Justthefax wrote:Cyracuz wrote:You suppose lemmings could do the job? As long as we don't piss them off I mean? Those are a dime a dozen...
Today's close on the lemmings exchange was a gross of lemmings for a penny.
Wow that was a great idea, I bought options on 10,000 gross of lemmings at 1¢ a grpss and yesterday they went up to 15¢ each, I just made $201,600.00 it is party time, Beer for everyone in the line, the trucks of beer will be here today.
The hamster message about no posts exist reappeard again.
It happens every time the hamster at the end of the line takes a break to run in his wheel.
What does hamster taste like?
Did yall realize that Kickycan started this thread on August 16, 2005. 59 pages and 584 posts later it still makes no sense, except there MUST be something worth waiting for.
Justthefax wrote:What does hamster taste like?
Broiled or fried?
Joe(kinda porkish but with a little squirrelishness)Nation
I heard it taste like chicken.
Hey, can you guys hurry up, I gotta pee!
no, the line to the bathroom is up the street...
What hamster tastes like? Fur and bones?
realjohnboy wrote:Did yall realize that Kickycan started this thread on August 16, 2005. 59 pages and 584 posts later it still makes no sense, except there MUST be something worth waiting for.
Could be like company policy.
If it makes sense than everyone is in trouble.
The line has moved, they have more beer for everyone today.
This line moves so slow!
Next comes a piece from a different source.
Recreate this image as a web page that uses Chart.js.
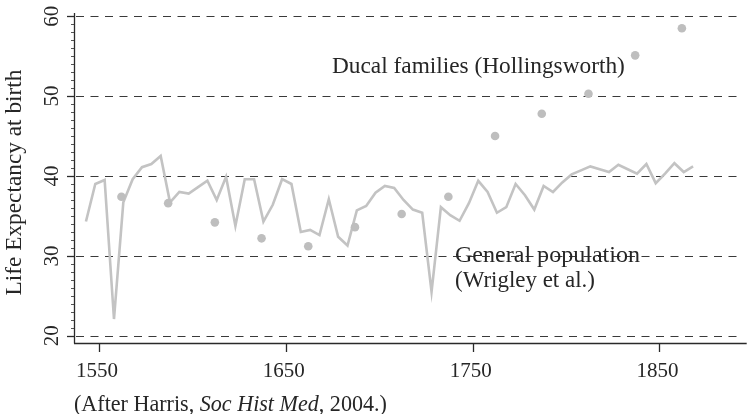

We need something to entertain us while we wait. Hey Joe, why don't you take off your shoes and socks and show us that strange webbed-toe thing you've got going on?
The bloody hamster's back. Someone get his number.
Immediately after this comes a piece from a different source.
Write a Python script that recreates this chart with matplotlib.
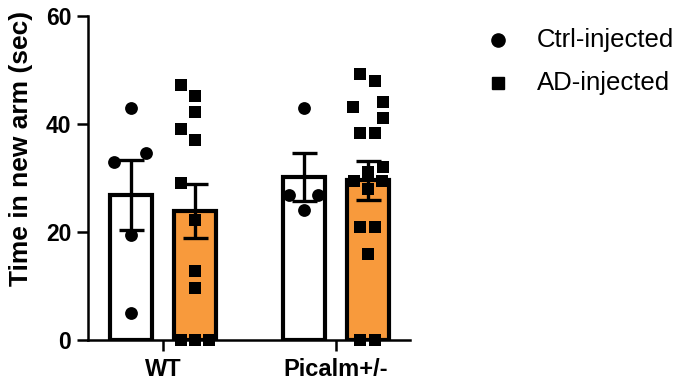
import matplotlib
matplotlib.use("Agg")
import matplotlib.pyplot as plt
from matplotlib.lines import Line2D

plt.rcParams["font.family"] = ["Liberation Sans", "DejaVu Sans"]

groups = ["WT", "Picalm+/-"]
conditions = ["Ctrl-injected", "AD-injected"]

# bar heights (mean) and SEM
ctrl_mean = [26.9, 30.2]
ctrl_sem = [6.5, 4.4]
ad_mean = [23.9, 29.6]
ad_sem = [5.0, 3.6]

# individual animals
wt_ctrl = [43, 34.6, 33, 19.4, 5]
wt_ad = [47.3, 45.1, 42.3, 39.1, 37.1, 29.0, 22.2, 12.8, 9.7, 0, 0, 0]
pic_ctrl = [43, 26.9, 26.9, 24.1]
pic_ad = [49.2, 48.0, 44.1, 43.2, 41.2, 38.3, 38.3, 32.0, 31.1, 29.5, 29.5, 28.0,
          20.9, 20.9, 16.0, 0, 0]

# horizontal scatter of the dots inside each bar
wt_ctrl_jit = [0, 0.087, -0.098, 0, 0]
wt_ad_jit = [-0.08, 0, 0, -0.08, 0, -0.08, 0, 0, 0, -0.08, 0, 0.08]
pic_ctrl_jit = [0, -0.087, 0.082, 0]
pic_ad_jit = [-0.046, 0.04, 0.087, -0.087, 0.087, -0.046, 0.04, 0.087, 0, -0.08, 0.08, 0,
              -0.046, 0.04, 0, -0.046, 0.04]

orange = "#F89A3C"
off = 0.186
width = 0.243

fig = plt.figure(figsize=(6.79, 3.89), dpi=100)
ax = fig.add_axes([88 / 679, 49 / 389, 322 / 679, 324 / 389])

xs = [0, 1]
ax.bar([x - off for x in xs], ctrl_mean, width=width, color="white", edgecolor="black",
       linewidth=3.0, zorder=2)
ax.bar([x + off for x in xs], ad_mean, width=width, color=orange, edgecolor="black",
       linewidth=3.0, zorder=2)
ax.errorbar([x - off for x in xs], ctrl_mean, yerr=ctrl_sem, fmt="none", ecolor="black",
            elinewidth=2.4, capsize=9, capthick=2.4, zorder=3)
ax.errorbar([x + off for x in xs], ad_mean, yerr=ad_sem, fmt="none", ecolor="black",
            elinewidth=2.4, capsize=9, capthick=2.4, zorder=3)

dot_sets = [
    (0 - off, wt_ctrl, wt_ctrl_jit, "o", 85),
    (0 + off, wt_ad, wt_ad_jit, "s", 75),
    (1 - off, pic_ctrl, pic_ctrl_jit, "o", 85),
    (1 + off, pic_ad, pic_ad_jit, "s", 75),
]
for cx, vals, jit, mk, sz in dot_sets:
    ax.scatter([cx + j for j in jit], vals, marker=mk, s=sz, color="black",
               linewidths=0, zorder=4, clip_on=False)

ax.set_xlim(-0.434, 1.428)
ax.set_ylim(0, 60)
ax.set_yticks([0, 20, 40, 60])
ax.set_xticks(xs)
ax.set_xticklabels(groups, fontsize=17, fontweight="bold")
ax.tick_params(axis="y", labelsize=16.5, width=1.8, length=8, pad=4)
ax.tick_params(axis="x", width=1.8, length=8, pad=5)
for lab in ax.get_yticklabels():
    lab.set_fontweight("bold")
ax.set_ylabel("Time in new arm (sec)", fontsize=19, fontweight="bold")
ax.yaxis.set_label_coords(-0.17, 0.59)

for side in ["top", "right"]:
    ax.spines[side].set_visible(False)
for side in ["left", "bottom"]:
    ax.spines[side].set_linewidth(1.8)

# legend drawn by hand so marker and text land where the original has them
legend_rows = [(40, "o", 9.5), (83, "s", 8.5)]
for (ypix, mk, ms), label in zip(legend_rows, conditions):
    yf = 1 - ypix / 389
    fig.add_artist(Line2D([498 / 679], [yf], marker=mk, color="black", linestyle="none",
                          markersize=ms, transform=fig.transFigure))
    fig.text(537 / 679, yf, label, fontsize=18.5, va="center", ha="left")

fig.savefig("out.png", dpi=100)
oh yeah, I love looking at feet.
Okay, fine. But we need something to pass the time...oh, I know! Who wants to help me shave my scrote!?
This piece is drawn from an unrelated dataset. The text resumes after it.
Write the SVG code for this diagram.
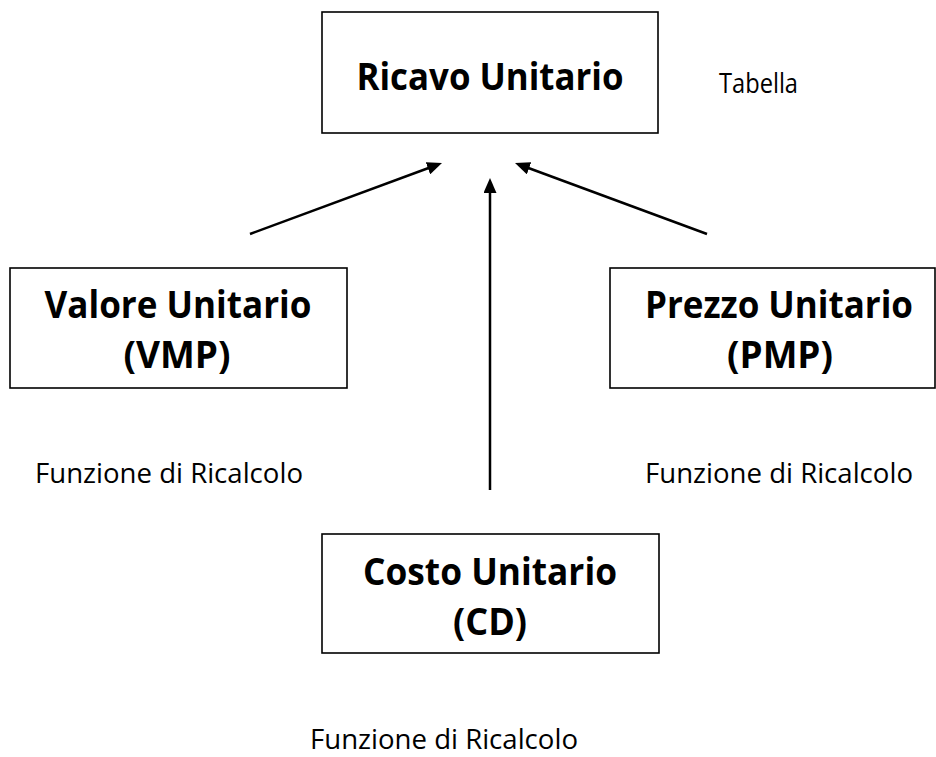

Okay, but promise that you'll be gentle this time, will ya? And this time we'll be using my razor, and not whatever you happen to find in that box of old rusty exacto-blades you have. Oh, and one more thing. This time please try to keep a steady hand!
The last time I let you do it your way, and I won't make that mistake again. I don't intend on having to go to the hospital to have my bleeding, perforated sac re-attached for a second time.
kickycan wrote:Okay, fine. But we need something to pass the time...oh, I know! Who wants to help me shave my scrote!?
so this is why you haven't called
pfffft
here I am - downtown with a Venus razor and everything
men
Okay, go ahead, ehBeth. He's all yours.
(Only another designer would've brought up the old X-acto blades. You gave me a good laugh there, Kicky! How'd you know I've still got 'em?!)